Pourquoi en Allemagne (et pas en France), le marché du travail s'améliore malgré la crise

L'Allemagne a annoncé ce jeudi un taux de chômage à 7,6% en juillet, tandis que le taux français continue de flirter avec les 10%. Depuis 13 mois désormais, le chômage baisse Outre-Rhin. "La Tribune" a interrogé Holger Schäfer, économiste spécialiste du marché du travail à l'institut économique IW Köln, sur les raisons de cette réussite.

La Tribune - Comment expliquez le bon comportement du marché du travail allemand ?

-  Il y a trois raisons principales. On a, d'abord, pris des mesures pour faciliter les mesures de réductions de temps de travail. Cela concerne le chômage partiel (Kurzarbeit), mais pas seulement. Les entreprises ont également utilisé la possibilité de solder les "comptes épargne temps" et de réduire les heures supplémentaires. Ces mesures ont permis, grâce à la réduction du nombre d'heures travaillées, de faire face à la réduction massive des commandes et de la production sans réduire le nombre de salariés. Cela a naturellement eu un coût pour l'Etat, qui a subventionné le chômage partiel, pour les entreprises qui ont dû continuer à payer en partie leurs salariés et pour les salariés qui ont dû accepter de voir leurs rémunérations baisser temporairement. Cette stratégie a cependant bien fonctionné parce que la crise a été courte. L'Allemagne a profité de circonstances heureuses.

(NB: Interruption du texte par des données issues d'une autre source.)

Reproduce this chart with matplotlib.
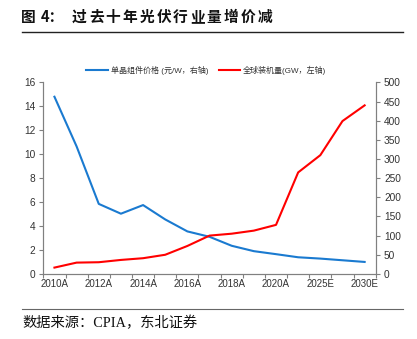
import matplotlib
matplotlib.use('Agg')
import matplotlib.pyplot as plt
import numpy as np

plt.rcParams['font.family'] = ['Liberation Sans', 'Noto Sans CJK SC', 'DejaVu Sans']

# data
years = ['2010A', '2011A', '2012A', '2013A', '2014A', '2015A', '2016A', '2017A',
         '2018A', '2019A', '2020A', '2021A', '2025E', '2027E', '2030E']
price = [14.8, 10.65, 5.85, 5.03, 5.75, 4.55, 3.55, 3.1, 2.35, 1.9, 1.65,
         1.39, 1.28, 1.14, 1.0]          # 元/W
installed = [16.5, 29.5, 30.5, 36.5, 41, 50, 73, 100, 105, 113, 128,
             265, 310, 399, 440]         # GW
price_label = '单晶组件价格 (元/W，右轴)'
inst_label = '全球装机量(GW，左轴)'
title = '图 4：过去十年光伏行业量增价减'
source = '数据来源：CPIA，东北证券'

blue = '#1a7ad0'
red = '#ff0000'
grey = '#808080'
txt = '#333333'

W, H = 417, 339
fig = plt.figure(figsize=(W / 100, H / 100), dpi=100)
ax = fig.add_axes([0.104, 0.192, 0.797, 0.565])
ax2 = ax.twinx()

x = np.arange(len(years))
l1, = ax.plot(x, price, color=blue, lw=1.5, label=price_label)
l2, = ax2.plot(x, installed, color=red, lw=1.5, label=inst_label)

ax.set_xlim(-0.5, len(years) - 0.5)
ax.set_ylim(0, 16)
ax.set_yticks(np.arange(0, 17, 2))
ax2.set_ylim(0, 500)
ax2.set_yticks(np.arange(0, 501, 50))

# category ticks on boundaries, labels every other category
ax.set_xticks(np.arange(-0.5, len(years), 1.0))
ax.set_xticklabels([])
ax.set_xticks(x[::2], minor=True)
ax.set_xticklabels(years[::2], minor=True)
ax.tick_params(axis='x', which='minor', length=0, pad=4, labelsize=7,
               labelcolor=txt)
ax.tick_params(axis='x', which='major', length=3, color=grey, width=0.8)

for a in (ax, ax2):
    a.spines['top'].set_visible(False)
    for s in ('left', 'right', 'bottom'):
        a.spines[s].set_color(grey)
        a.spines[s].set_linewidth(0.8)
    a.tick_params(axis='y', length=3, color=grey, width=0.8, labelsize=7.3,
                  labelcolor=txt, pad=3)

ax.legend([l1, l2], [price_label, inst_label], loc='center',
          bbox_to_anchor=(0.49, 1.062), ncol=2, frameon=False, fontsize=5.8,
          handlelength=2.7, handletextpad=0.3, columnspacing=1.3,
          labelcolor=txt)

# header with spaced characters, like the reference
def spaced(chars, x0, y, pitch, **kw):
    xp = x0
    for ch in chars:
        fig.text(xp / W, 1 - y / H, ch, va='center', ha='left', **kw)
        xp += pitch if ord(ch) > 127 else pitch * 0.5

tkw = dict(fontsize=10.6, fontweight='bold', family=['Noto Sans CJK SC'],
           color='#111111')
fig.text(21 / W, 1 - 17 / H, '图', va='center', ha='left', **tkw)
fig.text(41 / W, 1 - 17 / H, '4：', va='center', ha='left', **tkw)
spaced(title[4:], 72, 17, 16.85, **tkw)

fig.add_artist(plt.Line2D([22 / W, 403 / W], [1 - 32.3 / H, 1 - 32.3 / H],
                          color='#222222', lw=1.0))
fig.add_artist(plt.Line2D([22 / W, 403 / W], [1 - 309 / H, 1 - 309 / H],
                          color='#666666', lw=0.8))

fig.text(22 / W, 1 - 323 / H, source, fontsize=10.3,
         family=['Liberation Serif', 'Noto Sans CJK SC'], va='center',
         ha='left', color='#111111')

fig.savefig('out.png', dpi=100)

La deuxième raison de ce bon comportement est sectorielle. L'industrie allemande a réduit ses effectifs, malgré ces mesures, pendant la crise, mais cette tendance a été compensée par le secteur des services sociaux, comme la santé, l'assistance ou l'éducation, qui a continué à créer beaucoup d'emplois.

Enfin, la troisième raison est démographique. De plus en plus de personnes quittent pour des raisons d'âge le marché du travail où de moins en moins de jeunes entrent en raison de la faible natalité et des études plus longues. Avec un solde migratoire devenu négatif, l'arrivée sur le marché du travail de nouvelles personnes, notamment des femmes, ne suffit pas à compenser ce phénomène. L'an passé, il y avait 60.000 personnes de moins sur le marché du travail allemand.

 - Comment voyez-vous l'évolution future du marché du travail en Allemagne ?

- Actuellement, cette évolution est très positive, mais avec un taux de chômage de 7,5 %, l'Allemagne est encore loin du plein-emploi que l'on peut estimer à 4 %. Il existe encore des problèmes en Allemagne et on ne peut parler d'expansion du marché du travail. Le nombre de chômeurs de longue durée est particulièrement inquiétant, y compris en comparaison avec les autres pays européens. Les réformes Hartz ont réduit le problème, mais il y a encore beaucoup à faire pour réussir l'intégration de ces chômeurs de longue durée.

- L'Allemagne peut-elle être un modèle pour l'Europe en termes d'emploi ?

- Je vois toujours avec scepticisme le transfert d'un système dans un autre pays. Chaque pays a ses particularités et l'implantation ailleurs d'éléments comme le travail partiel pourrait ne pas forcement être un succès.